Estamos viviendo el triunfo de la esperanza sobre la experiencia. La expectativa de que las cosas pueden ser mejores, sin los defectos del pasado y con nuevas promesas de futuro. No es una repetición –dicen— sino una renovación y una oportunidad para rectificar los errores cometidos. La esperanza triunfa porque no reclama pruebas: es un estado de ánimo (según el diccionario) “que surge cuando se presenta como alcanzable lo que se desea”. Sus sinónimos son ilusión, confianza, fe.

Sin embargo, la depositaria de ese estado de ánimo no quiere ni ofrece ninguna rectificación, porque no advierte ningún defecto: ni en el proyecto, ni en el gobierno que le antecedió. Por el contrario, lo que ofrece es la reiteración de la experiencia. E incluso más: el reconocimiento explícito de que las cosas no podrían ser mejores, porque los años transcurridos fueron ya insuperables: los mejores de la historia. ¿Quién querría abandonar ese pasado inmediato que ha sido el tiempo más fecundo jamás vivido? Si algo ha de ofrecerse como compromiso indeclinable es, acaso, la defensa de la continuidad: el segundo piso de la casa que ya es de suyo indestructible.

No hay una sola palabra de todo lo que lleva dicho que sugiera otra cosa. No la hay, además, porque aquella experiencia estuvo montada en las palabras: no fue tanto lo que hizo, cuanto lo que dijo. El primer piso se construyó con los tabiques de la persuasión y de la argumentación. Fue la consecuencia de una larga disertación para cambiar la percepción de nuestro entorno. Y esas palabras fueron exitosas: la democracia se volvió voluntad del pueblo y el poder, su encarnación; la bonhomía suplió a la maldad, la austeridad a la codicia, el amor a la hipocresía, los abrazos a los balazos, la igualdad se impuso sobre la pobreza, la libertad triunfó sobre la esclavitud, la soberanía derrotó a la sumisión, la educación dejó atrás a la instrucción, la salud pública se impuso sobre el usufructo de la enfermedad, el pueblo uniformado extinguió los abusos de los militares, los servidores de la nación eliminaron a los intermediarios, la honestidad erradicó la corrupción y la dignidad aplastó a la miseria. ¿Por qué tendría que cambiar ese pasado luminoso?

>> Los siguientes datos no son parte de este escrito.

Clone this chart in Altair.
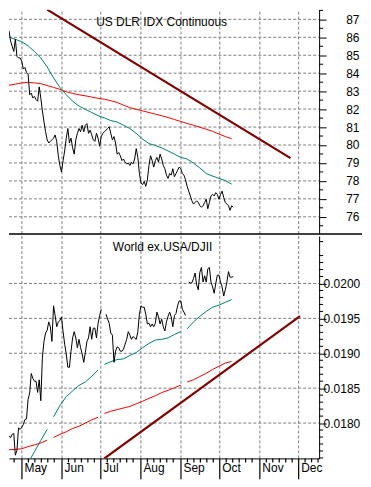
import altair as alt
import pandas as pd

# ---------------- data ----------------
START = pd.Timestamp("2009-04-21")
STEP_DAYS = 1.23        # spacing of the traced price samples
MA_STEP_DAYS = 4.92     # spacing of the traced moving-average samples

usd_close = [
    86.37, 85.80, 85.50, 85.21, 85.90, 84.94, 84.85, 84.85, 84.67, 84.23,
    84.32, 84.05, 83.96, 82.80, 82.89, 82.62, 82.71, 82.53, 82.44, 83.24,
    82.62, 81.90, 81.28, 80.74, 80.29, 80.11, 80.20, 80.29, 80.38, 80.56,
    80.20, 79.40, 78.86, 78.50, 79.13, 79.67, 80.38, 80.92, 80.11, 80.38,
    79.84, 79.49, 80.29, 80.65, 80.92, 80.74, 81.10, 80.74, 81.10, 81.19,
    80.65, 80.83, 80.56, 80.29, 80.20, 80.65, 80.38, 79.93, 80.47, 80.65,
    80.74, 80.83, 80.92, 81.01, 80.65, 80.29, 80.47, 80.11, 79.49, 79.58,
    79.40, 79.13, 79.22, 79.04, 78.95, 78.99, 78.86, 79.04, 78.95, 79.22,
    79.80, 79.31, 78.41, 77.88, 77.79, 77.97, 77.70, 78.06, 78.86, 79.40,
    79.13, 78.77, 79.13, 79.31, 79.04, 79.49, 79.22, 78.86, 78.68, 78.32,
    78.14, 78.41, 78.32, 78.68, 78.23, 78.41, 78.59, 78.77, 78.68, 78.41,
    78.32, 78.06, 77.70, 77.43, 77.16, 76.89, 76.71, 76.80, 76.89, 76.80,
    76.62, 76.53, 76.62, 76.80, 76.98, 76.45, 76.80, 77.16, 77.25, 77.16,
    77.34, 77.25, 76.98, 77.25, 77.43, 77.07, 76.80, 76.71, 76.62, 76.36,
    76.62, 76.53,
]
usd_ma_teal = [
    86.02, 85.89, 85.75, 85.53, 85.21, 84.85, 84.35, 83.74, 83.21, 82.80,
    82.44, 82.17, 81.99, 81.81, 81.63, 81.51, 81.36, 81.28, 81.10, 80.92,
    80.65, 80.33, 80.08, 79.97, 79.84, 79.67, 79.49, 79.31, 79.22, 78.99,
    78.72, 78.41, 78.27, 78.14, 78.02, 77.82,
]
usd_ma_red = [
    83.33, 83.39, 83.46, 83.49, 83.46, 83.42, 83.31, 83.21, 83.10, 82.97,
    82.87, 82.80, 82.74, 82.67, 82.60, 82.55, 82.47, 82.37, 82.22, 82.08,
    81.99, 81.90, 81.81, 81.72, 81.63, 81.53, 81.42, 81.31, 81.20, 81.10,
    80.99, 80.88, 80.76, 80.61, 80.47, 80.35,
]

world_close = [
    0.01782, 0.01779, 0.01784, 0.01785, 0.01754, 0.01761, 0.01793, 0.01791, 0.01794, 0.01798,
    0.01805, 0.01806, 0.01834, 0.01843, 0.01871, 0.01864, 0.01860, 0.01860, 0.01844, 0.01862,
    0.01832, 0.01894, 0.01917, 0.01929, 0.01933, 0.01945, 0.01938, 0.01917, 0.01968, 0.01954,
    0.01938, 0.01945, 0.01947, 0.01952, 0.01931, 0.01913, 0.01899, 0.01880, 0.01880, 0.01903,
    0.01922, 0.01931, 0.01922, 0.01908, 0.01920, 0.01908, 0.01899, 0.01887, 0.01901, 0.01917,
    0.01922, 0.01938, 0.01920, 0.01936, 0.01936, 0.01922, 0.01943, 0.01954, 0.01963, None,
    None, 0.01956, 0.01949, 0.01943, 0.01929, 0.01926, 0.01887, 0.01903, 0.01909, 0.01908,
    0.01903, 0.01903, 0.01906, 0.01913, 0.01920, 0.01931, 0.01926, 0.01920, 0.01924, 0.01922,
    0.01920, 0.01931, 0.01956, 0.01968, 0.01966, 0.01966, 0.01956, 0.01942, 0.01943, 0.01938,
    0.01942, 0.01938, 0.01943, 0.01959, 0.01952, 0.01942, 0.01949, 0.01938, 0.01932, 0.01945,
    0.01953, 0.01959, 0.01952, 0.01938, 0.01954, 0.01957, 0.01968, 0.01975, 0.01975, 0.01963,
    0.01959, 0.01954, None, 0.02002, 0.02001, 0.02001, 0.02007, 0.02015, 0.01998, 0.01991,
    0.02016, 0.02023, 0.02002, 0.02011, 0.02002, 0.02021, 0.02023, 0.02002, 0.01995, 0.01986,
    0.02000, 0.02012, 0.02012, 0.02002, 0.01995, 0.01982, 0.01991, 0.02002, 0.02017, 0.02009,
    0.02009, 0.02010,
]
world_ma_teal = [
    None, None, None, 0.01743, 0.01759, 0.01775, 0.01791, 0.01809, 0.01825, 0.01838,
    0.01846, 0.01854, 0.01859, 0.01867, 0.01876, 0.01884, 0.01888, 0.01891, 0.01892, 0.01897,
    0.01901, 0.01908, 0.01914, 0.01919, 0.01920, 0.01922, 0.01927, 0.01931, 0.01935, 0.01945,
    0.01953, 0.01960, 0.01966, 0.01969, 0.01973, 0.01977,
]
world_ma_red = [
    0.017618, 0.017623, 0.017632, 0.017664, 0.017687, 0.017715, 0.017756, 0.017793, 0.017839, 0.017876,
    0.017922, 0.017954, 0.018000, 0.018046, 0.018083, 0.018138, 0.018170, 0.018193, 0.018216, 0.018239,
    0.018276, 0.018313, 0.018354, 0.018391, 0.018437, 0.018469, 0.018506, 0.018543, 0.018589, 0.018621,
    0.018667, 0.018713, 0.018768, 0.018814, 0.018860, 0.018883,
]
WORLD_MA_BREAKS = [6, 14, 27]   # gaps in the moving-average lines after these samples

usd_trend_dates = ["2009-05-20T12:00:00", "2009-11-24T17:00:00"]
usd_trend_values = [87.54, 79.27]
world_trend_dates = ["2009-07-03T19:00:00", "2009-12-02T02:00:00"]
world_trend_values = [0.017494, 0.019531]

MONTHS = ["May", "Jun", "Jul", "Aug", "Sep", "Oct", "Nov", "Dec"]
MONTH_STARTS = ["2009-05-01", "2009-06-01", "2009-07-01", "2009-08-01",
                "2009-09-01", "2009-10-01", "2009-11-01", "2009-12-01"]
USD_TICKS = [76, 77, 78, 79, 80, 81, 82, 83, 84, 85, 86, 87]
WORLD_TICKS = [0.0180, 0.0185, 0.0190, 0.0195, 0.0200]
TOP_TITLE = "US DLR IDX Continuous"
BOTTOM_TITLE = "World ex.USA/DJII"

# ---------------- styling ----------------
W, H1, H2 = 311, 225, 223
FONT = "Liberation Sans"
BLACK, TEAL, RED, TREND = "#000000", "#00806E", "#FF0000", "#800000"
GRID = "#808080"
X_END = pd.Timestamp("2009-12-16 20:00")
USD_DOMAIN = [75.04, 87.54]
WORLD_DOMAIN = [0.017494, 0.020680]


def series_df(values, step, breaks=()):
    rows, gaps = [], 0
    for i, v in enumerate(values):
        if v is None:
            gaps += 1
            continue
        seg = gaps + sum(1 for b in breaks if i > b)
        t = START + pd.Timedelta(seconds=round(i * step * 86400))
        rows.append({"date": t, "value": v, "seg": seg})
    return pd.DataFrame(rows)


def trend_df(dates, values):
    return pd.DataFrame({"date": pd.to_datetime(dates), "value": values, "seg": 0})


x_scale = alt.Scale(domain=[alt.DateTime(year=2009, month="Apr", date=21),
                            alt.DateTime(year=2009, month="Dec", date=16, hours=20)])
month_values = [alt.DateTime(year=2009, month=m, date=1) for m in MONTHS]
month_df = pd.DataFrame({"date": pd.to_datetime(MONTH_STARTS)})

top_x_axis = alt.Axis(values=month_values, grid=False, labels=False, ticks=False,
                      domain=False, title=None)
bottom_x_axis = alt.Axis(values=month_values, grid=False, ticks=False,
                         format="%b", labelAlign="left", labelBaseline="middle",
                         labelOffset=2, labelPadding=9,
                         domainColor=BLACK, labelColor=BLACK, labelFont=FONT,
                         labelFontSize=12, title=None)

top_y_scale = alt.Scale(domain=USD_DOMAIN, nice=False, zero=False)
bottom_y_scale = alt.Scale(domain=WORLD_DOMAIN, nice=False, zero=False)

top_y_axis = alt.Axis(orient="right", values=USD_TICKS, grid=False,
                      tickSize=7, tickColor=BLACK, domainColor=BLACK,
                      labelAlign="right", labelPadding=33, labelColor=BLACK,
                      labelFont=FONT, labelFontSize=12, title=None)
bottom_y_axis = alt.Axis(orient="right", values=WORLD_TICKS, format=".4f", grid=False,
                         tickSize=7, tickColor=BLACK,
                         domainColor=BLACK, labelAlign="left", labelPadding=-3,
                         labelColor=BLACK, labelFont=FONT, labelFontSize=12, title=None)


def line_layer(df, color, yscale, yaxis, xaxis, width=1.0):
    return alt.Chart(df).mark_line(color=color, strokeWidth=width, clip=True).encode(
        x=alt.X("date:T", scale=x_scale, axis=xaxis),
        y=alt.Y("value:Q", scale=yscale, axis=yaxis),
        detail="seg:N",
    )


def grid_layers(ticks, domain, yscale, yaxis, xaxis, height):
    """Dashed grid drawn as short solid segments (3 px on, 2 px off)."""
    lo, hi = domain
    per_px = (hi - lo) / height
    vrows = []
    for d in month_df["date"]:
        y = lo
        while y < hi:
            vrows.append({"date": d, "y0": y, "y1": min(y + 3 * per_px, hi)})
            y += 5 * per_px
    v = alt.Chart(pd.DataFrame(vrows)).mark_rule(color=GRID, strokeWidth=1, opacity=1).encode(
        x=alt.X("date:T", scale=x_scale, axis=xaxis),
        y=alt.Y("y0:Q", scale=yscale, axis=yaxis), y2="y1:Q",
    )
    span = X_END - START
    step = span / W
    hrows = []
    for tv in ticks:
        t = START
        while t < X_END:
            hrows.append({"t0": t, "t1": min(t + 3 * step, X_END), "value": tv})
            t = t + 5 * step
    h = alt.Chart(pd.DataFrame(hrows)).mark_rule(color=GRID, strokeWidth=1, opacity=1).encode(
        x=alt.X("t0:T", scale=x_scale, axis=xaxis), x2="t1:T",
        y=alt.Y("value:Q", scale=yscale, axis=yaxis),
    )
    return [v, h]


def minor_y_ticks(values, yscale, yaxis):
    return alt.Chart(pd.DataFrame({"value": values})).mark_rule(color=BLACK, strokeWidth=1).encode(
        y=alt.Y("value:Q", scale=yscale, axis=yaxis),
        x=alt.value(W), x2=alt.value(W + 4),
    )


def title_layer(text, x, y):
    return alt.Chart(pd.DataFrame({"t": [text]})).mark_text(
        font=FONT, fontSize=12, color=BLACK, align="center", baseline="middle"
    ).encode(text="t:N", x=alt.value(x), y=alt.value(y))


usd_minor = [75.5 + k for k in range(13)]
world_minor = [round(0.0175 + k * 0.0001, 4) for k in range(32) if k % 5 != 0 or k == 0]

top = alt.layer(
    *grid_layers(USD_TICKS, USD_DOMAIN, top_y_scale, top_y_axis, top_x_axis, H1),
    line_layer(series_df(usd_ma_red, MA_STEP_DAYS), RED, top_y_scale, top_y_axis, top_x_axis),
    line_layer(series_df(usd_ma_teal, MA_STEP_DAYS), TEAL, top_y_scale, top_y_axis, top_x_axis),
    line_layer(series_df(usd_close, STEP_DAYS), BLACK, top_y_scale, top_y_axis, top_x_axis),
    line_layer(trend_df(usd_trend_dates, usd_trend_values), TREND, top_y_scale, top_y_axis,
               top_x_axis, width=2.2),
    minor_y_ticks(usd_minor, top_y_scale, top_y_axis),
    alt.Chart(pd.DataFrame({"k": [0]})).mark_rule(color=BLACK, strokeWidth=1.5).encode(
        x=alt.value(0), x2=alt.value(W + 43), y=alt.value(H1)),
    title_layer(TOP_TITLE, 153, 12),
).properties(width=W, height=H1)

week_ticks = pd.DataFrame({"date": [START + pd.Timedelta(days=4)] + [
    pd.Timestamp(2009, m, 1) + pd.Timedelta(days=d)
    for m in range(5, 13) for d in (5, 10, 15, 20, 25)
    if pd.Timestamp(2009, m, 1) + pd.Timedelta(days=d) <= pd.Timestamp(2009, 12, 16)
]})

bottom = alt.layer(
    *grid_layers(WORLD_TICKS, WORLD_DOMAIN, bottom_y_scale, bottom_y_axis, bottom_x_axis, H2),
    line_layer(series_df(world_ma_red, MA_STEP_DAYS, WORLD_MA_BREAKS), RED, bottom_y_scale,
               bottom_y_axis, bottom_x_axis),
    line_layer(series_df(world_ma_teal, MA_STEP_DAYS, WORLD_MA_BREAKS), TEAL, bottom_y_scale,
               bottom_y_axis, bottom_x_axis),
    line_layer(series_df(world_close, STEP_DAYS), BLACK, bottom_y_scale, bottom_y_axis,
               bottom_x_axis),
    line_layer(trend_df(world_trend_dates, world_trend_values), TREND, bottom_y_scale,
               bottom_y_axis, bottom_x_axis, width=2.2),
    minor_y_ticks(world_minor, bottom_y_scale, bottom_y_axis),
    alt.Chart(month_df).mark_rule(color=BLACK, strokeWidth=1.2).encode(
        x=alt.X("date:T", scale=x_scale, axis=bottom_x_axis),
        y=alt.value(H2), y2=alt.value(H2 + 21)),
    alt.Chart(week_ticks).mark_rule(color=BLACK, strokeWidth=1.2).encode(
        x=alt.X("date:T", scale=x_scale, axis=bottom_x_axis),
        y=alt.value(H2), y2=alt.value(H2 + 4)),
    title_layer(BOTTOM_TITLE, 154, 11),
).properties(width=W, height=H2)

chart = alt.vconcat(top, bottom, spacing=0).properties(
    padding=0, background="white"
).configure_view(stroke=None)

chart.save("out.html", embed_options={"renderer": "svg", "actions": False})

¡Nos están dando gato por liebre! Gritamos algunos, necios, revisando datos, observando nuestra realidad y verificando la evidencia. ¡Falso! Nos contestaron una y otra vez: antes de nuestra llegada ꟷnos respondenꟷ las cosas eran mucho peores y nadie, excepto un puñado de privilegiados y abusivos, estaba satisfecho. ¿Acaso no se entiende? Primero fue el verbo: nuestra creación nació de las palabras y con ellas hemos inventado todo lo que hoy vivimos. No existe lo que hay sino lo que nombramos: nunca tuvimos más conciencia, ni fuimos más visibles, ni más escuchados, ni mejor comprendidos. ¿Dicen que son solo palabras? Pues, aunque así fuera, con ellas hemos cambiado el mundo.

Y si no bastan, están los símbolos: para renovar esa esperanza todo debe suceder exactamente igual. La misma casa, los mismos mantras, las mismas ceremonias, los mismos rituales, las mismas conferencias, la misma centena de promesas, los mismos pasos, las mismas agendas, los mismos vuelos, las mismas respuestas y la misma oferta: la gloria de la vuelta a los orígenes, la grandeza que llegará como fatalidad inevitable y la lucha perseverante contra el obstáculo que nos separa de ella: los otros, esos que se oponen, los que no se suman y cuya obstinación le da sentido a nuestra identidad: sin ellos no habría causa; gracias a ellos nos mantenemos cohesionados para seguir haciendo historia.

La clave del segundo piso es que será idéntico al primero. No hace falta que todo cambie para que todo siga igual. Lo importante es que todo siga igual, para que nada cambie.